Indications for microcurrent, intereferential, premodulated, and TENS electrotherapy waveforms also include:
- Reducing symptomatic, chronic, intractable pain
- Lowering acute pain related to trauma
- Lessening acute pain related to surgery
CONTRAINDICATIONS OF ELECTROTHERAPY
As with any rehabilitative modality, electrical stimulation has a list of contraindications. The electrotherapy as described here should be used subject to these contraindications:
- It should not be used to treat symptomatic local pain unless the cause of the pain has been clearly diagnosed.
- Electrotherapy should not be used in areas of the body where cancerous lesions exist.
- The treatment should not be applied in areas of the skin that are swollen, infected, or inflamed (e.g. varicose veins)
- Patients suspected of having serious infectious diseases or diseases that require heat or fevers to be suppressed should not be treated with electrotherapy.
- Electrotherapy current should not be applied to the anterior neck (carotid sinus) or through the head.
- Women who are pregnant should avoid electrotherapy treatment, as safe use has not been established for pregnancy.
- Patients with cardiac demand pacemakers should not be treated using powered muscle stimulators.
- TENS waveforms should not be used on patients who have cardiac demand pacemakers.
For specific precautions and detailed information regarding the proper use of electrotherapy, it’s recommended to refer to the user manual for your clinic’s specific electrotherapy device. We publish the user manual for the Intelect Legend XT Electrotherapy and Combination Therapy Systems as a convenience.

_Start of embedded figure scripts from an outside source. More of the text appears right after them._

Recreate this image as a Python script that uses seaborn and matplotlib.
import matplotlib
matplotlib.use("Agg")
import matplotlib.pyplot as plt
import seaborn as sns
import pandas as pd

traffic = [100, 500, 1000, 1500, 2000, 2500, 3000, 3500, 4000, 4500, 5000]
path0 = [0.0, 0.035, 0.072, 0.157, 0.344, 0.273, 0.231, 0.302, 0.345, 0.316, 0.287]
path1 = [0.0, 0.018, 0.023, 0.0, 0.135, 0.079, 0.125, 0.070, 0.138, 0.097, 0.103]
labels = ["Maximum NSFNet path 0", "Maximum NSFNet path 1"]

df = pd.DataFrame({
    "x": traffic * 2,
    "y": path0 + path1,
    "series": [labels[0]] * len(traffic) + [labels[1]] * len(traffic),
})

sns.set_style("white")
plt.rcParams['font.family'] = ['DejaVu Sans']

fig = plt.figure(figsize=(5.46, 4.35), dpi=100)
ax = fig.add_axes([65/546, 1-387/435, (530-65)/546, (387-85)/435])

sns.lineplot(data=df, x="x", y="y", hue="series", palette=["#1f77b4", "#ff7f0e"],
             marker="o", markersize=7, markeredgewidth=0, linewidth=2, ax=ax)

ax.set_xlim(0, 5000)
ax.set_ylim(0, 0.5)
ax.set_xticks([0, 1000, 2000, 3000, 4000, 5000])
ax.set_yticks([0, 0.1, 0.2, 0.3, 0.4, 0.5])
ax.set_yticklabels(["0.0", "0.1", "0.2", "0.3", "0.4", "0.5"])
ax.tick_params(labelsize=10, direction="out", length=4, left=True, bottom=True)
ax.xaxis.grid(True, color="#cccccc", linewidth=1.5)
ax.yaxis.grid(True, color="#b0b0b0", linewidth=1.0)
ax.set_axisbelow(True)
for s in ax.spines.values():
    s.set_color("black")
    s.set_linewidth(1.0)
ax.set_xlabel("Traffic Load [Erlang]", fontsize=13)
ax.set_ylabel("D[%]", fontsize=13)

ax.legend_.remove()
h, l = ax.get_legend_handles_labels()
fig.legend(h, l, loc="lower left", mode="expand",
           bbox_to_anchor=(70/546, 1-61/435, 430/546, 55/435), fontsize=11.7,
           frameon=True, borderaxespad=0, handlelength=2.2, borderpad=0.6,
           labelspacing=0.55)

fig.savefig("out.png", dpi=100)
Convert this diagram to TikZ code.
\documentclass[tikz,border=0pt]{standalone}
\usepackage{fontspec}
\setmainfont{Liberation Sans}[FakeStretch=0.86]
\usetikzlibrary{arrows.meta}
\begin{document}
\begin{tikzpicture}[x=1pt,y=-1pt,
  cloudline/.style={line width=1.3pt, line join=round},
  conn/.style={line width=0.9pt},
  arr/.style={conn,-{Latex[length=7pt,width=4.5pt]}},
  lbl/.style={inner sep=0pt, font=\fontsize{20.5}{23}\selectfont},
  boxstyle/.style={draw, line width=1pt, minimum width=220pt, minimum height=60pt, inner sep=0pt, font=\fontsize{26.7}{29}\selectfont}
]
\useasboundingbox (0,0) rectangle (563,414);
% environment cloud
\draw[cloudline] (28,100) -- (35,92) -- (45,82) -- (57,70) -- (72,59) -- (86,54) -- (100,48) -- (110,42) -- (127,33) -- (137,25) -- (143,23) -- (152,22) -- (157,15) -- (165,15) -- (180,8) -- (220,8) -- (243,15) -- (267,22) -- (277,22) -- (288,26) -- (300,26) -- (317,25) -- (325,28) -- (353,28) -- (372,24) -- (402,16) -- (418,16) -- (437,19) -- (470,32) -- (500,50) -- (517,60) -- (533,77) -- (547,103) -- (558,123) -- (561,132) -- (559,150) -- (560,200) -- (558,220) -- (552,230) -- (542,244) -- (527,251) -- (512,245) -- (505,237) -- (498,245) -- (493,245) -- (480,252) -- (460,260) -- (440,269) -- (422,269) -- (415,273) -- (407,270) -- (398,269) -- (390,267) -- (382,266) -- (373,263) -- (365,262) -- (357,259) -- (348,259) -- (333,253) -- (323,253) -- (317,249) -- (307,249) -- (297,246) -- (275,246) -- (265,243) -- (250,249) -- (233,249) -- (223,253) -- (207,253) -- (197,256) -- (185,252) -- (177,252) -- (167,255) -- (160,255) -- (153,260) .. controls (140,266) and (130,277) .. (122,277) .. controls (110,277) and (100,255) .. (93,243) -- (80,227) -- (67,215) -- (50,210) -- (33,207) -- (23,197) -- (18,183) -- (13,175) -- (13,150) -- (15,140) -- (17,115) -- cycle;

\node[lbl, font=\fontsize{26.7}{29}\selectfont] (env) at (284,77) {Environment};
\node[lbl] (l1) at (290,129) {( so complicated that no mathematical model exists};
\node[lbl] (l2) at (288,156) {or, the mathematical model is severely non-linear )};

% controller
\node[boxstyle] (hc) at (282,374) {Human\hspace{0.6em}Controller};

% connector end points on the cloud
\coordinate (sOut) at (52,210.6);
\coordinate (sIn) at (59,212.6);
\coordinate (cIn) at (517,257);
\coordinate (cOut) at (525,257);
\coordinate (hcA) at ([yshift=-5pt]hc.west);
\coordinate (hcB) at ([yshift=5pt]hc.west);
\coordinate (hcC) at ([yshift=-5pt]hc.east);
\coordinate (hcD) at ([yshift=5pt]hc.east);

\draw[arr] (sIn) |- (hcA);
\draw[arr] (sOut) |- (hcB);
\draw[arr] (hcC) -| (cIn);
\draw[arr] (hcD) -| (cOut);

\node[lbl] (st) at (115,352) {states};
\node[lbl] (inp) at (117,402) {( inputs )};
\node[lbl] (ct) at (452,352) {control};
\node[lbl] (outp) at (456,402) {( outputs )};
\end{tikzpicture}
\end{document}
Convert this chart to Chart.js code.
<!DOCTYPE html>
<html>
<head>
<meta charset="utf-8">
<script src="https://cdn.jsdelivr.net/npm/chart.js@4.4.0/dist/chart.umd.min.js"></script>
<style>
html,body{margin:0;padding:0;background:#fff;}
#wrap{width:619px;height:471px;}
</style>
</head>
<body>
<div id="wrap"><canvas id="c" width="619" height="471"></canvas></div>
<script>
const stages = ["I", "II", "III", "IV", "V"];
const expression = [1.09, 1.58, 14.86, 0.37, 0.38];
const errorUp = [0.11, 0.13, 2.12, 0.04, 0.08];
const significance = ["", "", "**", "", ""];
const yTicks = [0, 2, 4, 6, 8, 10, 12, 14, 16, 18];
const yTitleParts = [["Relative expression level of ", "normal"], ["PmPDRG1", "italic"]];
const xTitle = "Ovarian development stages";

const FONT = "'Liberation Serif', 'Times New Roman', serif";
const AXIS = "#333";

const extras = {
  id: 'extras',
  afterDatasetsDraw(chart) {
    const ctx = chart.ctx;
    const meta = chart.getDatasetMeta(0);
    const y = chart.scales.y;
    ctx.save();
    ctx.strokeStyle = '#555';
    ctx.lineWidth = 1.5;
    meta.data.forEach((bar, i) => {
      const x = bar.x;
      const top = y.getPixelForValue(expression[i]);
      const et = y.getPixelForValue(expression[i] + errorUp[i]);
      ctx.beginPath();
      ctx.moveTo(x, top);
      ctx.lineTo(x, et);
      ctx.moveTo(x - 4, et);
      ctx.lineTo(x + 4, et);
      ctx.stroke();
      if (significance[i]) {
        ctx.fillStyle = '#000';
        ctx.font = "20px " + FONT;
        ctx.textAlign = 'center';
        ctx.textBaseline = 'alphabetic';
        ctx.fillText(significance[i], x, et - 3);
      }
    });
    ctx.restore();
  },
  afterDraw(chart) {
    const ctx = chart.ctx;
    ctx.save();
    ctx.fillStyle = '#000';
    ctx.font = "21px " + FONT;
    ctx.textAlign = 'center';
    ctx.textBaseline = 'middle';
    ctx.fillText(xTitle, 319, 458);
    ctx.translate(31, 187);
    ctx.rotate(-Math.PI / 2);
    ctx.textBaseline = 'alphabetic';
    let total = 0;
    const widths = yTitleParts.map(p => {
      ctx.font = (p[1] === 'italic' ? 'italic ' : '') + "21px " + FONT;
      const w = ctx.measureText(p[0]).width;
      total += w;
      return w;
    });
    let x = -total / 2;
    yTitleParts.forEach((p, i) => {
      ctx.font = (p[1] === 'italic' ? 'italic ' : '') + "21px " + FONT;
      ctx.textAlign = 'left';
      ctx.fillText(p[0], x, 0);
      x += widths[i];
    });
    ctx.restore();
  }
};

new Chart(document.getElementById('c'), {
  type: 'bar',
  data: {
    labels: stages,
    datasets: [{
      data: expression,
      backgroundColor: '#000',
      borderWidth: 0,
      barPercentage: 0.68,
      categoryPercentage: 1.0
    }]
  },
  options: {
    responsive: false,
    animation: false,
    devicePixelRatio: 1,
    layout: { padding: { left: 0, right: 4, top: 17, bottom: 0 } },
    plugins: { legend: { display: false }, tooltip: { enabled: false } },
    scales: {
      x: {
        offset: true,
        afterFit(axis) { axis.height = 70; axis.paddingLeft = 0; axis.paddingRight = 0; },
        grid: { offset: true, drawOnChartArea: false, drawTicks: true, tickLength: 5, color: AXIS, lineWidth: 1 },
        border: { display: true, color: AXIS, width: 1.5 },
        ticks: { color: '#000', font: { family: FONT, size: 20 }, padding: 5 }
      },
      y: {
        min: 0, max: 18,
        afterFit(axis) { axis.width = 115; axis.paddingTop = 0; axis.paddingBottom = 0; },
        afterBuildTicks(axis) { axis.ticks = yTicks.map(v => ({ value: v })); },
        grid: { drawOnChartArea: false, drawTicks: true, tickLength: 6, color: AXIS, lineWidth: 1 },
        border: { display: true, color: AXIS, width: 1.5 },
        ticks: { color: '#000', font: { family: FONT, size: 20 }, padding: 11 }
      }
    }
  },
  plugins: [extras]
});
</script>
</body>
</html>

Electrotherapy is a popular pain-relieving modality in rehabilitation because it has broad applicable use without the unnecessary or sometimes unpleasant side effects that oral painkillers and anti-inflammatory medications may cause. From treating professional athletes recovering from at work injuries to patients suffering from chronic pain conditions, electrical stimulation is a great choice for safe, non-invasive pain management.